Split • The Founder
January 26, 2017
Split (* ½) PG-13
At what point do you simply give up on a once promising filmmaker who seems intent on not ever treading new ground but insisting instead on rehashing old ideas to the point of near self parody? Those were the questions that ran through my head immediately following the press screening for M. Night Shyamalan’s latest excuse for a thriller entitled Split the other night.
The trailers for the film looked promising and after a somewhat intriguing return to form for the filmmaker with the 2015 film The Visit, I was willing to take a chance once again. Needless to say, after the painful experience of witnessing the debacle that is Split, it’s going to take a lot for me to summon up the fortitude to sit through another film attached to Mr. Shyamalan. I’m sure audiences will line up and that early box office returns will prove promising but once the word gets out Split should be an apt title for the long-term prospects of this film.
The premise of Split is that a clearly disturbed man, ably embodied by the talented actor James McAvoy, houses 23 distinct personalities, with a 24th about to break loose at any given moment.
James McAvoy in Split
The twist—a prerequisite for any film bearing the distinction of being directed/written by M. Night Shyamalan—revolves around the who/what that 24th personality might actually be. In the interim, McAvoy’s character kidnaps a couple of teenage girls and makes seemingly daily visits to a psychiatrist played by veteran actress Betty Buckley (the gym teacher in the original Carrie), whose welcome presence is one of the better things in the film. Each visit seems to reveal a different personality while the girls continually try to escape in the B plot of the film.
Admittedly, this is interesting at first but after eighty odd minutes of absolutely nothing happening but McAvoy’s scenery chewing—he not only chews scenery but also eats the carpet, the drapes and anything else in the room—I was ready to scream, ‘Enough already.’
If all of this preamble and unnecessary exposition actually led to a satisfactory climax that would be one thing but it doesn’t. Instead it leads to a revelation that’s never really made clear and then a stupefying moment at the end of the film that calls back to one of Shyamlan’s earlier works.

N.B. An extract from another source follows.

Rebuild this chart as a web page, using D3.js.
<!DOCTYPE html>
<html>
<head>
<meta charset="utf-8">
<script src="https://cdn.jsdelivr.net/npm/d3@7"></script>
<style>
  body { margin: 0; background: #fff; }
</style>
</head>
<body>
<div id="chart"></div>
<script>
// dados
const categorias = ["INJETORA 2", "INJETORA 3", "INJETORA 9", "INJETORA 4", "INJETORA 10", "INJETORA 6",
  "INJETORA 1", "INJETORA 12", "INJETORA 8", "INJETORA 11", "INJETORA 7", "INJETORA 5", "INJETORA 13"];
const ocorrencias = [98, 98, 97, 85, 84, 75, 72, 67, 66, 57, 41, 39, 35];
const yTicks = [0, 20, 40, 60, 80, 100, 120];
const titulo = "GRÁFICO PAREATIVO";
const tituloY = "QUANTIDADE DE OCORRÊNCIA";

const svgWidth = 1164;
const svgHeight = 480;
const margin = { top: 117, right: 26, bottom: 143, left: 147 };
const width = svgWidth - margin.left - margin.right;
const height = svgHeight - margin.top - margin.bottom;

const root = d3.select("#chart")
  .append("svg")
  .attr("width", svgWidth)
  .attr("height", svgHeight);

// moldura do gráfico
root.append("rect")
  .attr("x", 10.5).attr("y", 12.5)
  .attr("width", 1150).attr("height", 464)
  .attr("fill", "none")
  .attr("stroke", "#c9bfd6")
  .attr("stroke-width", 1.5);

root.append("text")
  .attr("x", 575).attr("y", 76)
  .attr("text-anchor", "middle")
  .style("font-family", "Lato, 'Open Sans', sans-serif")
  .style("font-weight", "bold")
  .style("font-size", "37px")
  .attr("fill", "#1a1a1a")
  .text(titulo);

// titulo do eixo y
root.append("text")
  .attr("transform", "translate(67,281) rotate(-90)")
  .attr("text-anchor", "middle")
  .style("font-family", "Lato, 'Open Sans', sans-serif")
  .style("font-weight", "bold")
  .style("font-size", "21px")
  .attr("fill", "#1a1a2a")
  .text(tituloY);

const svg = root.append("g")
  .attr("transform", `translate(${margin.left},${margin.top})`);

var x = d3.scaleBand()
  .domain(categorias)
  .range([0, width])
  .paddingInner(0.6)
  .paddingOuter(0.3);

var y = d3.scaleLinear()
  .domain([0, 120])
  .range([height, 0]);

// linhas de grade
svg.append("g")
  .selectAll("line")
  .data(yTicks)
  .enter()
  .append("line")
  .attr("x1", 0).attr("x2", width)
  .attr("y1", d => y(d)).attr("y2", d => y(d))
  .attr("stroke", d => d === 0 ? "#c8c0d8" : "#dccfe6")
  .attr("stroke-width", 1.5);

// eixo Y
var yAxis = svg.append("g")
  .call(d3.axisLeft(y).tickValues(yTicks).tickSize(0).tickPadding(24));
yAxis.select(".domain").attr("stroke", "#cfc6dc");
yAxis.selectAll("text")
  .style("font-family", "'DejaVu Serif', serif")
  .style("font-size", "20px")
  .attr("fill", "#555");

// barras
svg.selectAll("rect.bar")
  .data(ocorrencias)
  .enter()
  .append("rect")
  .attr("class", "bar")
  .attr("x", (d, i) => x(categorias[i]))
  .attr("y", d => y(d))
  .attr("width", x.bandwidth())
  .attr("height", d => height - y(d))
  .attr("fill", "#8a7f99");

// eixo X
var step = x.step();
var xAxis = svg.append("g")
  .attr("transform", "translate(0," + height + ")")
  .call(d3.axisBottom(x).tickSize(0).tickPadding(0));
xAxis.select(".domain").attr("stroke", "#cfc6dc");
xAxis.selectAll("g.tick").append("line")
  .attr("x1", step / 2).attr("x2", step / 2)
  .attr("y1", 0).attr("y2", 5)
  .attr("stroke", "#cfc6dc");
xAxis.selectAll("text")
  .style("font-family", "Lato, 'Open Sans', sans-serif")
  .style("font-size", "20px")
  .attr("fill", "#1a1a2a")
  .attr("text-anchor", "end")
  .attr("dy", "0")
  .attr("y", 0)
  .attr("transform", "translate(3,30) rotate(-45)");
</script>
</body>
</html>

My advice for Mr. Shyamalan, not that he’s asking, would be to just go on and make a sequel to that earlier film and forget about even attempting anything original since this is what he seems to be hell bent on doing anyway. If Split is any indication of what he’s got up his sleeve he’s better off basking in the glory of the days when he actually had something of note to say.
The Founder (***) PG-13
If you’re looking for a feel-good take on the origins of hamburger mega-chain McDonalds, I have news for you. The Founder, a dramatization of those events, isn’t that kind of film. It is certainly a tale of the can-do American spirit, reminding us of the vast opportunities those are afforded who happen to dwell in the land of the free. Beneath the film’s somewhat bubbly exterior, however, it’s also a portrait of capitalism at work, but not always in the best sense, in that it serves to illustrate how humanity can be lost in the pursuit of success. This is the kind of subject that could have easily been sanitized but, refreshingly, writer Robert Siegel (The Wrestler) and director John Lee Hancock (Saving Mr. Banks) choose not to go that route. It goes a long way in serving the film’s best interests.
The film is anchored by Michael Keaton’s lead performance as Ray Kroc, the man who mapped out the route to making McDonalds an internationally recognized brand.

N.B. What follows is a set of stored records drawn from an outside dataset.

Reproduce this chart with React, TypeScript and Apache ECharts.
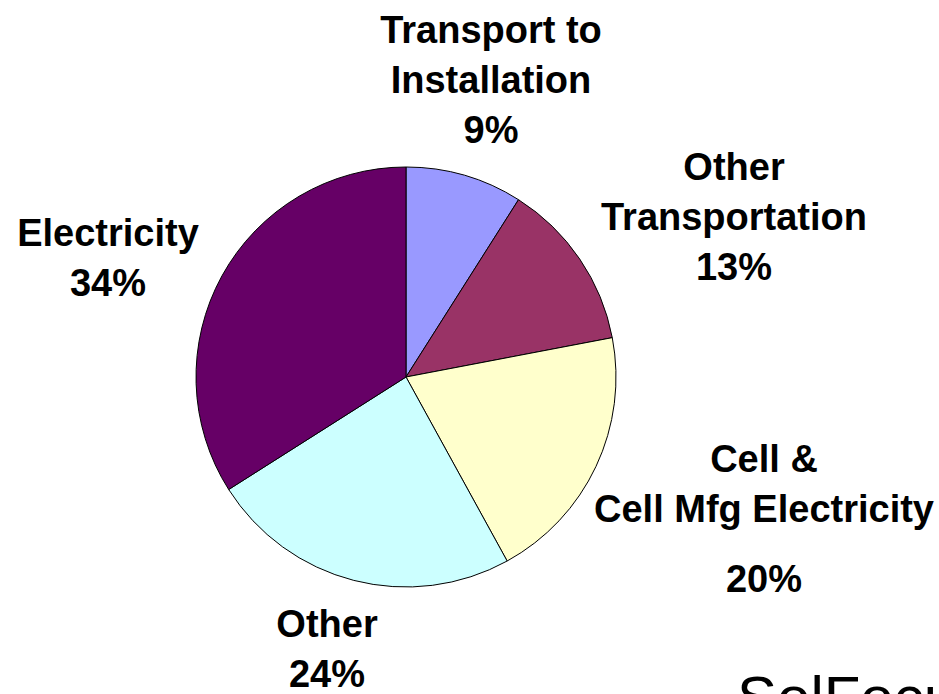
import React, { useEffect, useRef } from "react";
import * as echarts from "echarts";

const categories = [
  "Transport to\nInstallation",
  "Other\nTransportation",
  "Cell &\nCell Mfg Electricity",
  "Other",
  "Electricity",
];
const shares = [9, 13, 20, 24, 34];
const sliceColors = ["#9999FF", "#993366", "#FFFFCC", "#CCFFFF", "#660066"];
const labelCenters: [number, number][] = [
  [491, 80],
  [734, 217],
  [764, 516],
  [327, 649],
  [108, 258],
];
const brandText = "SolFocus";

export default function App() {
  const ref = useRef<HTMLDivElement>(null);
  useEffect(() => {
    if (!ref.current) return;
    const chart = echarts.init(ref.current, undefined, { renderer: "svg" });
    const font = '"Liberation Sans", Arial, sans-serif';
    chart.setOption({
      animation: false,
      backgroundColor: "#ffffff",
      series: [
        {
          type: "pie",
          center: [406, 377],
          radius: 210,
          startAngle: 90,
          clockwise: true,
          avoidLabelOverlap: false,
          itemStyle: { borderColor: "#000000", borderWidth: 1 },
          labelLine: { show: false },
          label: {
            show: true,
            position: "outside",
            fontFamily: font,
            fontSize: 38,
            fontWeight: "bold",
            color: "#000000",
            lineHeight: 50,
            align: "center",
            formatter: (p: any) => {
              if (p.dataIndex === 2) {
                return `{n|${p.name}}\n{g|${p.value}%}`;
              }
              return `${p.name}\n${p.value}%`;
            },
            rich: {
              n: { fontFamily: font, fontSize: 38, fontWeight: "bold", lineHeight: 50, color: "#000", align: "center" },
              g: { fontFamily: font, fontSize: 38, fontWeight: "bold", lineHeight: 64, verticalAlign: "bottom", color: "#000", align: "center" },
            },
          },
          labelLayout: (params: any) => {
            const c = labelCenters[params.dataIndex];
            return { x: c[0], y: c[1], align: "center", verticalAlign: "middle" };
          },
          data: categories.map((name, i) => ({
            name,
            value: shares[i],
            itemStyle: { color: sliceColors[i] },
          })),
        },
      ],
      graphic: [
        {
          type: "text",
          left: 737,
          top: 667,
          style: {
            text: brandText,
            fill: "#000000",
            font: `60px ${font}`,
          },
        },
      ],
    });
    return () => chart.dispose();
  }, []);
  return (
    <div
      ref={ref}
      style={{ position: "fixed", left: 0, top: 0, width: 939, height: 694 }}
    />
  );
}
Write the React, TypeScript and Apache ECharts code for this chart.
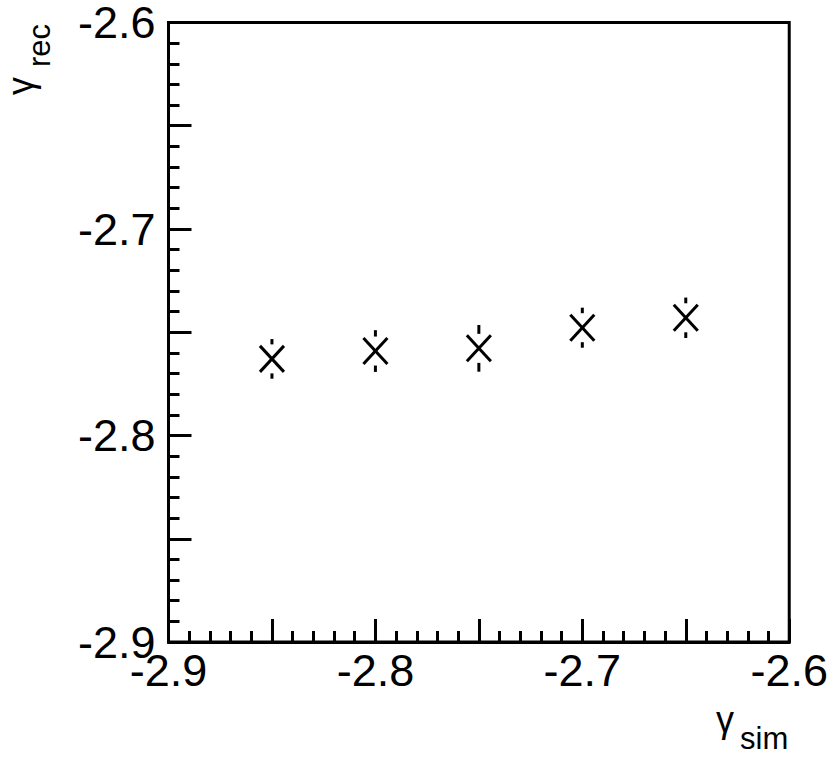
import React, { useEffect, useRef } from "react";
import * as echarts from "echarts";

const xValues = [-2.85, -2.8, -2.75, -2.7, -2.65];
const yValues = [-2.7629, -2.7591, -2.7578, -2.7478, -2.743];
const yErrors = [0.0096, 0.0101, 0.0113, 0.0097, 0.0098];

const axisMin = -2.9;
const axisMax = -2.6;
const tickStep = 0.05;

const FONT = "'Liberation Sans', Helvetica, Arial, sans-serif";

const labelFmt = (v: number) => {
  const k = Math.round(v * 100);
  if (k % 10 !== 0) return "";
  return (k / 100).toFixed(1);
};

export default function App() {
  const ref = useRef<HTMLDivElement>(null);
  useEffect(() => {
    if (!ref.current) return;
    const chart = echarts.init(ref.current, null, { renderer: "svg" });
    const data = xValues.map((x, i) => [x, yValues[i], yErrors[i]]);
    const commonAxis = (isX: boolean) => ({
      type: "value" as const,
      min: axisMin,
      max: axisMax,
      interval: tickStep,
      axisLine: { show: true, onZero: false, lineStyle: { color: "#000", width: 3 } },
      axisTick: { show: true, inside: true, length: 23, lineStyle: { color: "#000", width: 3 } },
      minorTick: { show: true, splitNumber: 5, length: 11, lineStyle: { color: "#000", width: 3 } },
      splitLine: { show: false },
      minorSplitLine: { show: false },
      axisLabel: {
        show: true,
        formatter: labelFmt,
        fontSize: 45,
        lineHeight: isX ? 52 : 40,
        fontFamily: FONT,
        color: "#000",
        margin: isX ? 2 : 13,
        showMinLabel: true,
        showMaxLabel: true,
        hideOverlap: false,
      },
    });
    chart.setOption({
      animation: false,
      backgroundColor: "#fff",
      grid: {
        left: 168.5,
        right: 40,
        top: 22.5,
        bottom: 115,
        show: true,
        borderColor: "#000",
        borderWidth: 3,
        backgroundColor: "transparent",
      },
      xAxis: commonAxis(true),
      yAxis: commonAxis(false),
      graphic: [
        { type: "text", x: 716, y: 719.4, style: { text: "γ", fontSize: 36, fontFamily: FONT, fill: "#000", align: "left", verticalAlign: "middle" } },
        { type: "text", x: 740, y: 738, style: { text: "sim", fontSize: 31, fontFamily: FONT, fill: "#000", align: "left", verticalAlign: "middle" } },
        { type: "text", x: 20.4, y: 95, rotation: Math.PI / 2, style: { text: "γ", fontSize: 36, fontFamily: FONT, fill: "#000", align: "left", verticalAlign: "middle" } },
        { type: "text", x: 39, y: 67, rotation: Math.PI / 2, style: { text: "rec", fontSize: 31, fontFamily: FONT, fill: "#000", align: "left", verticalAlign: "middle" } },
      ],
      series: [
        {
          type: "custom",
          data,
          clip: false,
          renderItem: (params: any, api: any) => {
            const x = api.value(0);
            const y = api.value(1);
            const e = api.value(2);
            const c = api.coord([x, y]);
            const ty = api.coord([x, y + e])[1];
            const by = api.coord([x, y - e])[1];
            const hw = 12;
            const hh = 13;
            const gap = 14.5;
            const st = { stroke: "#000", lineWidth: 3, lineCap: "butt" };
            const children: any[] = [
              { type: "line", shape: { x1: c[0] - hw, y1: c[1] - hh, x2: c[0] + hw, y2: c[1] + hh }, style: st },
              { type: "line", shape: { x1: c[0] - hw, y1: c[1] + hh, x2: c[0] + hw, y2: c[1] - hh }, style: st },
            ];
            if (c[1] - ty > gap) children.push({ type: "line", shape: { x1: c[0], y1: ty, x2: c[0], y2: c[1] - gap }, style: st });
            if (by - c[1] > gap) children.push({ type: "line", shape: { x1: c[0], y1: c[1] + gap, x2: c[0], y2: by }, style: st });
            return { type: "group", children };
          },
        },
      ],
    });
    return () => chart.dispose();
  }, []);
  return <div ref={ref} style={{ position: "absolute", left: 0, top: 0, width: 831, height: 757 }} />;
}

Michael Keaton in The Founder
For years after his appearance in Tim Burton’s Batman films, Keaton languished in the cinematic wilderness. His starring role in the Oscar winning film Birdman several years back has given the actor something of a comeback. It’s good to see him being offered roles like the one here. He ably embodies the McDonalds franchise king and easily makes the transition from energetic and optimistic entrepreneur to the back stabbing/cold hearted capitalist that the role requires.
As for the structure of the film, it’s pretty much a straightforward recanting of the tale. Kroc is a failed salesman in his early fifties who has never really tasted the success that he’s always dreamed about. Enter the McDonald brothers, Dick (Nick Offerman) and Mac (John Carroll Lynch), whom Kroc chances to meet on a trek to California. Kroc is enchanted by the fast food assembly line that the siblings have put together in service of their tremendously successful hamburger stand. The brothers reluctantly entrust Kroc with franchising their business, a decision that eventually costs them personally and professionally. At first Kroc appears to have the McDonalds’ best business interests at heart. Later, after Kroc implements cost cutting measures such as buying up the land the franchises are built upon and utilizing powdered milkshakes at their restaurants in place of real ice cream, it becomes clear that Kroc will stop at nothing in his quest for control of the business. Later, he even goes as far as to steal one his franchisee’s wives in the midst of everything else swirling around him.
The Founder does have a bit of a formulaic structure from time to time but viewers will probably still find it quite revealing in its portrait of the machinations that lead to the implementation of our current fast food culture. Like most biopics it obviously takes dramatic license with the facts, but still manages to be a mostly compelling portrait of a driven man.
Split is playing in Hickory; The Founder, per Carmike’s site, is not yet playing in Hickory.